La deuxième novella est signée par Éric Gauthier, écrivain et conteur reconnu pour son œuvre éclectique et déroutante. C’est donc dire qu’il est parfaitement à son aise dans le bizarro, comme le démontre sa nouvelle « Fine Stay Inn ». On y suit Carlo Bégin, un exposant spécialisé dans les salons chasse et pêche, et grand utilisateur de la chaîne d’hôtels Fine Stay Inn. Mais le jour où la réalité se détraque et que les occupants de l’hôtel sont plongés dans l’horreur, Carlo se transforme en aventurier de l’étrange et se lance aveuglément dans l’inconnu, à ses risques et périls… À mi-chemin entre Evil Dead : Army of Darkness et la série Twilight Zone avec une touche de Richard Matheson, le texte de Gauthier est complètement éclaté. On y croise des personnages truculents et des situations rocambolesques, mais sans jamais tomber dans l’exagération. C’est une des grandes forces de Gauthier : parvenir à rendre crédible un postulat qui défie toutes les lois de la physique élémentaire.
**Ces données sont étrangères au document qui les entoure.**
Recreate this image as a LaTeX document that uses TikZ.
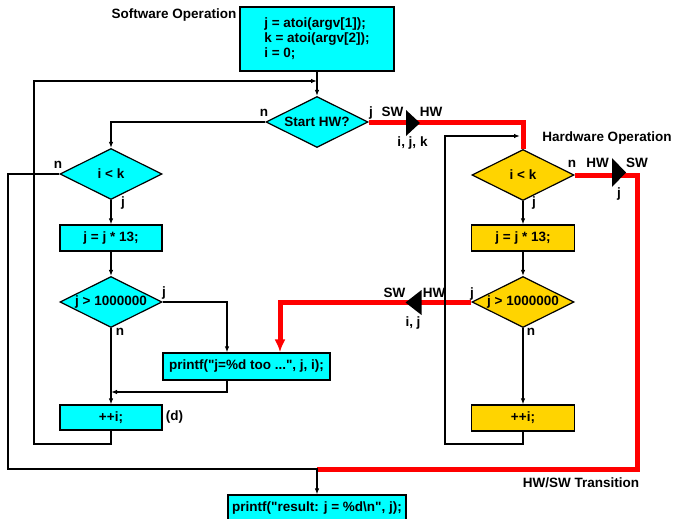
\documentclass[tikz,border=0pt]{standalone}
\usepackage{fontspec}
\setmainfont{Liberation Sans}
\usetikzlibrary{shapes.geometric,positioning,arrows.meta}
\definecolor{swcyan}{RGB}{0,255,255}
\definecolor{hwgold}{RGB}{255,212,0}
\definecolor{hwsw}{RGB}{255,0,0}
\tikzset{
  base/.style={draw=black, line width=1.2pt, inner sep=0pt,
    font=\bfseries\fontsize{13.5}{15}\selectfont},
  swbox/.style={base, rectangle, fill=swcyan,
    minimum width=102pt, minimum height=26pt},
  hwbox/.style={swbox, fill=hwgold, minimum width=103pt},
  swdec/.style={base, diamond, aspect=2, fill=swcyan,
    minimum width=102pt, minimum height=51pt},
  hwdec/.style={swdec, fill=hwgold},
  lbl/.style={font=\bfseries\fontsize{13.5}{15}\selectfont, inner sep=0pt}
}
\tikzset{
  flow/.style={draw=black, line width=1.8pt, ->},
  thinflow/.style={draw=black, line width=1.1pt, ->},
  trans/.style={draw=hwsw, line width=5pt},
  gate/.style={fill=black}
}

\begin{document}
\begin{tikzpicture}[x=1pt,y=-1pt,>={Latex[length=6pt,width=4.5pt]}]
\useasboundingbox (0,0) rectangle (675,519);

% software side
\node[lbl] (swtitle) at (174,15) {Software Operation};
\node[swbox, minimum width=154pt, minimum height=64pt, align=left]
  (init) at (317,39) {j = atoi(argv[1]);\\k = atoi(argv[2]);\\i = 0;};
\node[swdec] (starthw) at (317,122) {Start HW?};
\node[swdec] (swcmp) at (111,174) {i < k};
\node[swbox] (swmul) at (111,238) {j = j * 13;};
\node[swdec] (swtest) at (111,302) {j > 1000000};
\node[swbox, minimum width=167pt, minimum height=27pt]
  (toobig) at (246.5,366.5)
  {printf(\textquotedbl j=\%d too ...\textquotedbl, j, i);};
\node[swbox, minimum height=25pt] (swinc) at (111,417.5) {++i;};
\node[swbox, minimum width=178pt]
  (result) at (317,508)
  {printf(\textquotedbl result: j = \%d\textbackslash n\textquotedbl, j);};

% hardware side
\node[lbl] (hwtitle) at (607,138) {Hardware Operation};
\node[hwdec] (hwcmp) at (523,175) {i < k};
\node[hwbox] (hwmul) at (523,238) {j = j * 13;};
\node[hwdec] (hwtest) at (523,302) {j > 1000000};
\node[hwbox] (hwinc) at (523,418) {++i;};
\node[lbl] (transtitle) at (581,483) {HW/SW Transition};

% branch labels
\node[lbl] (shn) at (264,113) {n};
\node[lbl] (shj) at (371,113) {j};
\node[lbl] (scn) at (58,165) {n};
\node[lbl] (scj) at (123,203) {j};
\node[lbl] (stj) at (164,293) {j};
\node[lbl] (stn) at (120,332) {n};
\node[lbl] (dmark) at (174.5,417) {(d)};
\node[lbl] (hcn) at (572,164) {n};
\node[lbl] (hcj) at (534,203) {j};
\node[lbl] (htj) at (472,294) {j};
\node[lbl] (htn) at (531,332) {n};

% transition labels
\node[lbl] (g1sw) at (392.5,112) {SW};
\node[lbl] (g1hw) at (431,112) {HW};
\node[lbl] (g1var) at (412.5,143) {i, j, k};
\node[lbl] (g2hw) at (597.5,163) {HW};
\node[lbl] (g2sw) at (637,163) {SW};
\node[lbl] (g2var) at (619,194) {j};
\node[lbl] (g3sw) at (394.5,293) {SW};
\node[lbl] (g3hw) at (434,293) {HW};
\node[lbl] (g3var) at (413,323) {i, j};

\coordinate (swjoin) at (317,81);
\coordinate (swback) at (34,444);
\coordinate (swmerge) at (111,392);
\coordinate (swexit) at (8,469);
\coordinate (hwjoin) at (520,136);
\coordinate (hwback) at (445,444);
\coordinate (hwexit) at (637,469);

% red transitions
\draw[trans] (starthw.east) -| (hwcmp.north);
\draw[trans] (hwcmp.east) -| (hwexit) -- (hwexit -| result.north);
\draw[trans, -{Latex[length=13pt,width=11pt]}]
  (hwtest.west) -| ([xshift=33.5pt]toobig.north);

\coordinate (gate1) at (413,123);
\coordinate (gate2) at (619,172.5);
\coordinate (gate3) at (413.5,302.5);
\fill[gate] (gate1) +(-7,-13) -- +(7,0) -- +(-7,13) -- cycle;
\fill[gate] (gate2) +(-7,-14.5) -- +(7,0) -- +(-7,14.5) -- cycle;
\fill[gate] (gate3) +(8,-12.5) -- +(-8,0) -- +(8,12.5) -- cycle;

% software flow
\draw[flow] (init.south) -- (starthw.north);
\draw[flow] (swinc.south) |- (swback) |- (swjoin);
\draw[flow] (starthw.west) -| (swcmp.north);
\draw[flow] (swcmp.south) -- (swmul.north);
\draw[flow] (swmul.south) -- (swtest.north);
\draw[flow] (swtest.south) -- (swinc.north);
\draw[flow] (swtest.east) -| ([xshift=-19.5pt]toobig.north);
\draw[thinflow] ([xshift=-19.5pt]toobig.south) |- (swmerge);
\draw[thinflow] (swcmp.west) -| (swexit) -| (result.north);

% hardware flow
\draw[flow] (hwcmp.south) -- (hwmul.north);
\draw[flow] (hwmul.south) -- (hwtest.north);
\draw[flow] (hwtest.south) -- (hwinc.north);
\draw[flow] (hwinc.south) |- (hwback) |- (hwjoin);
\end{tikzpicture}
\end{document}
Pour le dernier texte du recueil, Guillaume Voisine nous emmène dans l’espace avec « Le Contraste de l’éternité », de la science-fiction passée dans le tordeur bizarro. On y suit une équipe d’exploration, envoyée par une compagnie minière sur un astéroïde où d’étranges fréquences sont émises. La découverte d’un artefact mystérieux au milieu d’un temple tout aussi incongru précipitera l’équipage tout entier dans l’horreur et la folie. Voisine a choisi de déconstruire son récit, de manière à déstabiliser le lecteur en lui donnant à lire les chapitres dans le désordre. Ainsi, la justification de certains événements ne survient que bien après leur manifestation, alors que d’autres indices sont glissés au fil de chapitres aléatoires, ce qui rend difficile le portrait d’ensemble. Heureusement, Guillaume Voisine est un écrivain de talent, et parvient sans mal à jongler avec une intrigue ainsi charcutée. Il réussit également le pari de prendre une histoire qui s’inscrirait parfaitement dans la science-fiction canonique, pour en faire un festival d’atrocités toutes plus sanglantes et dérangeantes les unes que les autres. Et comme si ça ne suffisait pas, la chute remet en question l’entièreté de la construction fragile mise en place par le lecteur.
Au risque de me répéter, il s’agit là d’une anthologie solide qui, malgré quelques rares maladresses stylistiques, démontre le savoir-faire des auteurs au sommaire. La Maison des viscères prouve, encore une fois, à quel point il y a des auteurs de talent dans le milieu de l’horreur québécoise. Reste maintenant à attendre le prochain projet de cet éditeur indépendant qui a indéniablement sa place dans notre littérature.